The professor countered that the reports HAD to be in our lab notebooks.  Okay, fine, James said, and I could tell he was about to deliberately misinterpret the teacher's intentions, just to piss him off, I'll paste these report pages to the pages of my notebook.  That should be acceptable, right?  Because it will be in my notebook.

I didn't think this was going to fly with the professor, and I was right.  It just made him angry.  He said that it was not acceptable to which James immediately and sharply shot back "why?" repeatedly.  At that age James loved to catch someone in their own illogical arguments and then needle them over it, never backing down.  At least, if memory serves.  I always both admired this trait and feared it, because I was afraid it would get him into trouble.  But he survived into adulthood relatively unscathed so I guess my fears were unfounded.

Finally the professor told us that if we didn't want to flunk the course, we would write the reports by hand using an engineering pencil in our notebooks as all of his students had done in the past.  James' argument that archaeologists should study the past, not live in it landed on deaf ears.  We were simply going to have to rewrite them and that was that.

The next day at the dig site there was a bunch of students I didn't recognize protesting.  They were holding up signs and everything.  At first I thought they were protesting the dig for some reason, but it turned out they were protesting the professor for refusing to move with the times and accept reports in the superior digital format.  Blur mentioned to James, Sorry I got the paper involved, to which James said, Are you kidding?  This is great!

I didn't know what they were talking about until Blur handed me the latest copy of the school paper, open to a particular article that immediately caught my eye.  Apparently the student in charge of taking photographs of the dig and the finds, had also shot pictures of the students.  And there was a picture of me, James, and Blur in the paper.  My back was to the camera, Blur was partially obscured behind James, and James was sipping something from a plastic cup and grinning, looking charming with his close-cropped hair, glasses, and bomber-style jacket.  In the background was the dig site and the professor with his back turned toward us.  The article said "Professor Unfairly Threatens to Flunk Students", and went on to describe the situation in unflattering terms.

Needless to say the professor was livid.  He began by accusing me of arranging the whole thing and I said I hadn't known anything about it.  Then he accused James, to which James calmly replied that he too hadn't had anything to do with it, but noted that people don't just sit by when they see someone behaving in an unjust manner.  Certainly we had told other people that he had threatened to flunk us, but we never went to the paper.  Obviously someone had, but not us.  The photographer, upon questioning, said that the paper had called him and asked for pictures of the dig because they were going to write an article about it.  They hadn't mentioned anything about his threatening to flunk us, and so he had happily supplied copies of all of the pictures, figuring the professor would be pleased.

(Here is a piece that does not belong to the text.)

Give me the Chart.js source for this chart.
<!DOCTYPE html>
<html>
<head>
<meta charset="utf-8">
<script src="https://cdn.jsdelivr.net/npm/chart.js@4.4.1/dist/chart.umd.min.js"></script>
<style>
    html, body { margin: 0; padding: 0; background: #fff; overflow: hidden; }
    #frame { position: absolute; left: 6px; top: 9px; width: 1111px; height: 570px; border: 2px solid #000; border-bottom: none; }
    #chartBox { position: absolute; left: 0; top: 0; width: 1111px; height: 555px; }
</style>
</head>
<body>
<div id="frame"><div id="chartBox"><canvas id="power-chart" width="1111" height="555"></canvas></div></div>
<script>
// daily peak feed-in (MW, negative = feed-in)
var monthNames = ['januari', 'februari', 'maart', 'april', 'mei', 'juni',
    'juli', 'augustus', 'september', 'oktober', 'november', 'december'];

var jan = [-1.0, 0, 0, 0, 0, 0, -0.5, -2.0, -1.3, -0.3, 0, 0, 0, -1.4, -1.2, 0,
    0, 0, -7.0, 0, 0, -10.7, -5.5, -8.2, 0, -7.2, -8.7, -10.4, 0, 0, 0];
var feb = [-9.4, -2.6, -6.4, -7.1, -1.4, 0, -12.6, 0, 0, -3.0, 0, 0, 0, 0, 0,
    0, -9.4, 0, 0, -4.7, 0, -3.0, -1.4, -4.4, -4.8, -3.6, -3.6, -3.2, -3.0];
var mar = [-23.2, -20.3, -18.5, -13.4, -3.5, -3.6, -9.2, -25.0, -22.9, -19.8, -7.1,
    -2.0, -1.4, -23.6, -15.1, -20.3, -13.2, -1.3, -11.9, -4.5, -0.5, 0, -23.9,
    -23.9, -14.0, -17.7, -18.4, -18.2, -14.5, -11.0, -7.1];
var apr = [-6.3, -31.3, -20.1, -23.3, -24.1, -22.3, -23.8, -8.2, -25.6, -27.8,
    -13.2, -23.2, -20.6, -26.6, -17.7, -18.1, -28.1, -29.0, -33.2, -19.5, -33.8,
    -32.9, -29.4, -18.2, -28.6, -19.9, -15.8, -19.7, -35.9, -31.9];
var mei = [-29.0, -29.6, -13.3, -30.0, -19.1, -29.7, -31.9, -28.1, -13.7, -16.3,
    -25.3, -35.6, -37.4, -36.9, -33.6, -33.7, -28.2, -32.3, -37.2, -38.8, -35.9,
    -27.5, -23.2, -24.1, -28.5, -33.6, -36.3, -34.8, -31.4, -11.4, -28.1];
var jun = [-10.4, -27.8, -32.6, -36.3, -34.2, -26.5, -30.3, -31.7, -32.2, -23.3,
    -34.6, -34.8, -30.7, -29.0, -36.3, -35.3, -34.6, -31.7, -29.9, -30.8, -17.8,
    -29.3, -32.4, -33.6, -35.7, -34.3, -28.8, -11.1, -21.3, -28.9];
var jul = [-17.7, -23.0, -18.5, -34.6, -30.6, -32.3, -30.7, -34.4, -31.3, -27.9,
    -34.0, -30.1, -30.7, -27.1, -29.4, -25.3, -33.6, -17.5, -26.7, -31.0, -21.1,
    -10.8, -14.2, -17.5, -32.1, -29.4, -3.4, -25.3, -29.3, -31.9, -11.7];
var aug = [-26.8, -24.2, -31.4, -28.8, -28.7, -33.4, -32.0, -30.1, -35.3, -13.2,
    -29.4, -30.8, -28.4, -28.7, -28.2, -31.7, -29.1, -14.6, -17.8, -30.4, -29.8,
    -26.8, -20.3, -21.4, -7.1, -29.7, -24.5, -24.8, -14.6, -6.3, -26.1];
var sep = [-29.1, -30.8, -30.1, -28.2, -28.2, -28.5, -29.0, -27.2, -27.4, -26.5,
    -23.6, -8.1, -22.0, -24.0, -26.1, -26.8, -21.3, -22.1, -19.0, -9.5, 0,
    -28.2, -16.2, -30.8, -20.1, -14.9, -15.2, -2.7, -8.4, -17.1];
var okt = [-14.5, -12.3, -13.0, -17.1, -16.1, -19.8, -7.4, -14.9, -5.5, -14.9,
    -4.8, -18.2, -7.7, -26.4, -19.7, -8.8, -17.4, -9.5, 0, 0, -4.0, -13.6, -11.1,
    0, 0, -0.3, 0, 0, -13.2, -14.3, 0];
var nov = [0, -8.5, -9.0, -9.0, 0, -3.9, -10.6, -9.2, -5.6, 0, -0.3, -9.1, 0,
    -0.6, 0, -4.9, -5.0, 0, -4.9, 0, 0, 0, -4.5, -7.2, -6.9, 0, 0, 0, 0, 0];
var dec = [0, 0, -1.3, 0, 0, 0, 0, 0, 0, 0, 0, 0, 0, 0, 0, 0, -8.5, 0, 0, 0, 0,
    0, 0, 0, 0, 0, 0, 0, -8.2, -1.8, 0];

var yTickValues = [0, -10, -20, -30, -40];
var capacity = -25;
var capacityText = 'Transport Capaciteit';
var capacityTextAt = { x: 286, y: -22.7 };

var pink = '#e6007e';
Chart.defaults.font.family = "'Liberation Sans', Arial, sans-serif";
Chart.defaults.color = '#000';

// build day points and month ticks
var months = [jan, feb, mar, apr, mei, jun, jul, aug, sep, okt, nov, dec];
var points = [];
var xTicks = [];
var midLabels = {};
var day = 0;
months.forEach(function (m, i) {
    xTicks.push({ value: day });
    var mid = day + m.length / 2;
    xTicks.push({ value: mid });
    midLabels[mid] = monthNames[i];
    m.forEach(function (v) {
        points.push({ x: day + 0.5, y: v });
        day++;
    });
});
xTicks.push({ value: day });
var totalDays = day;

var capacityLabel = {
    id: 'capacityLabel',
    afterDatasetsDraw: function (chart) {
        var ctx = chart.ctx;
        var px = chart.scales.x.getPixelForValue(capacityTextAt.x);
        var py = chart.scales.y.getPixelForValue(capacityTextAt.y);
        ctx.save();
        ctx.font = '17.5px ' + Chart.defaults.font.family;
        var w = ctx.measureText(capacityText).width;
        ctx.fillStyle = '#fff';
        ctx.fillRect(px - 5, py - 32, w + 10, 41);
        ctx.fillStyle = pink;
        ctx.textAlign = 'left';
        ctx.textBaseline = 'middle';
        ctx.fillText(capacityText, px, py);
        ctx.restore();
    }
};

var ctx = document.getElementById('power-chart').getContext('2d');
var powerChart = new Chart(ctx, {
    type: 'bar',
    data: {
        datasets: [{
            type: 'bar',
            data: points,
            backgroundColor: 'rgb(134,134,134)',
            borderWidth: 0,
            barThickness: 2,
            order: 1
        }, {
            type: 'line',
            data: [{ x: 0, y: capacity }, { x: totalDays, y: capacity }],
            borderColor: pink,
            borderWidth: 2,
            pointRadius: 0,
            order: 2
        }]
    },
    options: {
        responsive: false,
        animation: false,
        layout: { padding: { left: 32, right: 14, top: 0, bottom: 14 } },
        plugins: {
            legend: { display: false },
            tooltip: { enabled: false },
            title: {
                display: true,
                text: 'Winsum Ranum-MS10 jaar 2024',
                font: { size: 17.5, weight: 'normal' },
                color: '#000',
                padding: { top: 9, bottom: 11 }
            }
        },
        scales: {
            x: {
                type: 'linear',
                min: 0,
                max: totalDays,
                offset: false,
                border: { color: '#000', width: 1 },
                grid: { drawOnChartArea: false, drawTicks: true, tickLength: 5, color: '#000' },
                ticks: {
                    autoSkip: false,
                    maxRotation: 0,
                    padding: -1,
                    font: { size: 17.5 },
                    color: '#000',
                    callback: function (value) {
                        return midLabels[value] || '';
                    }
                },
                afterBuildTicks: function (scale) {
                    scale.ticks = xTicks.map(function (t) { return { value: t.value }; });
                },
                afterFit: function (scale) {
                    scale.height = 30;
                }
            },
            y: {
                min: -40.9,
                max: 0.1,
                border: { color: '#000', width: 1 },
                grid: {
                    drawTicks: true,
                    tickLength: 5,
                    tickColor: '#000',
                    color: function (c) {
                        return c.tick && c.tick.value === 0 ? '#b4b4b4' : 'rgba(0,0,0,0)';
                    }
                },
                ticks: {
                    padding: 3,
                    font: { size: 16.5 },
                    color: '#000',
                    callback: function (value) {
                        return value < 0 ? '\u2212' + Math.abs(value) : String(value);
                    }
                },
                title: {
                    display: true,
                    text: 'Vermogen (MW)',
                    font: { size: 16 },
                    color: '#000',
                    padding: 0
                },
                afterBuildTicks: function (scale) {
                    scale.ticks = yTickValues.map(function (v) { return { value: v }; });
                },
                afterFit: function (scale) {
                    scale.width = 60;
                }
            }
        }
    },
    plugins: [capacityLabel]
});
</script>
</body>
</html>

Nobody would admit to anything, and the professor was becoming more and more belligerent.  He actually screamed at an older guy in the class who was apparently back in school in his 40's trying to finally get that degree, something about the proper way to use a trowel.  The guy's name was something Jenkins... his first name began with a D.  And when the professor started yelling at him Jenkins began to look positively scary, like he would snap the smaller man's neck.

After class the professor announced that he was canceling the remainder of the dig.  All reports would be due in his office in the morning, done by hand in notebooks, no later than 8 AM. He knew this meant James and I would be up all night, and clearly relished the idea.  James and I knew that he would be merciless when he graded our reports, and by all accounts no matter how good they were, he would flunk us.

James assured me that the fight wouldn't be over just because he flunked us, and that in the end he would get the grade overturned.  Nonetheless, at this point we needed to play by the professor's rules or it would be harder to get the grade overturned, and we needed to do an excellent job.  So we went to the library and poured on the research.  The library was apparently open 24 hours a day, so we pretty much camped out there, adding all sorts of details to our reports.

James wickedly suggested that we should write a report on the license plate too.  After all, it was found at the dig site and the professor said all finds had to be documented.  The professor wouldn't like it, but I had definitely reached the "fuck him" stage at that point.

In addition I did background research on the vicinity of the rest stop and came across an article in a local newspaper dated ten years prior.  It was an appeal from the state police for information on the whereabouts of D(something) Jakes.  Apparently Mr. Jakes had murdered his family in Maine and fled without a trace.  The police had only one lead in that a couple days later a trooper had spotted a car with Maine plates pulling into the rest stop where the dig site was at about 2 AM.  The officer in the cruiser was off duty, and didn't note the plate number, just that it was a Maine plate.  He pulled up next to the vehicle, rolled down his window and asked the other driver if he was alright.  To which the 30 year old responded, yeah, I'm just tired and I'm going to catch some sleep.

That was good enough to the officer who said drive safe and left. Only later did the officer read a bulletin on Jakes, and wasn't sure but thought the man he had spoken to the day before might have been Jakes.  Hence the appeal for information.  But none was forthcoming.  I went looking for more information on Jakes and found a couple more appeals for information in later years.  Clearly the trail had gone cold.

And I was probably holding his license plate in my hands.  Then it occurred to me that D(something) Jenkins was an anagram of D(something) Jakes.  I shared all this with my friend James who went wide-eyed and noted that Jenkins had almost certainly seen me pick up the plate.  We reasoned that he had possibly ditched his car, maybe dumping it in the pond, or had switched out the plates or something.  This explained why the plate had been buried.

We have to go to the police, he said, right now.

That's when I woke up, and when I went back to sleep the dream did not return.  My wife told me in the morning that I had been swearing in my sleep all night. She said every other phrase out of my mouth had been "eff you".  I told her I was angry at my archeology professor and that got a look as strange as one might expect.

100.5 is my temp now.  I'm so miserable.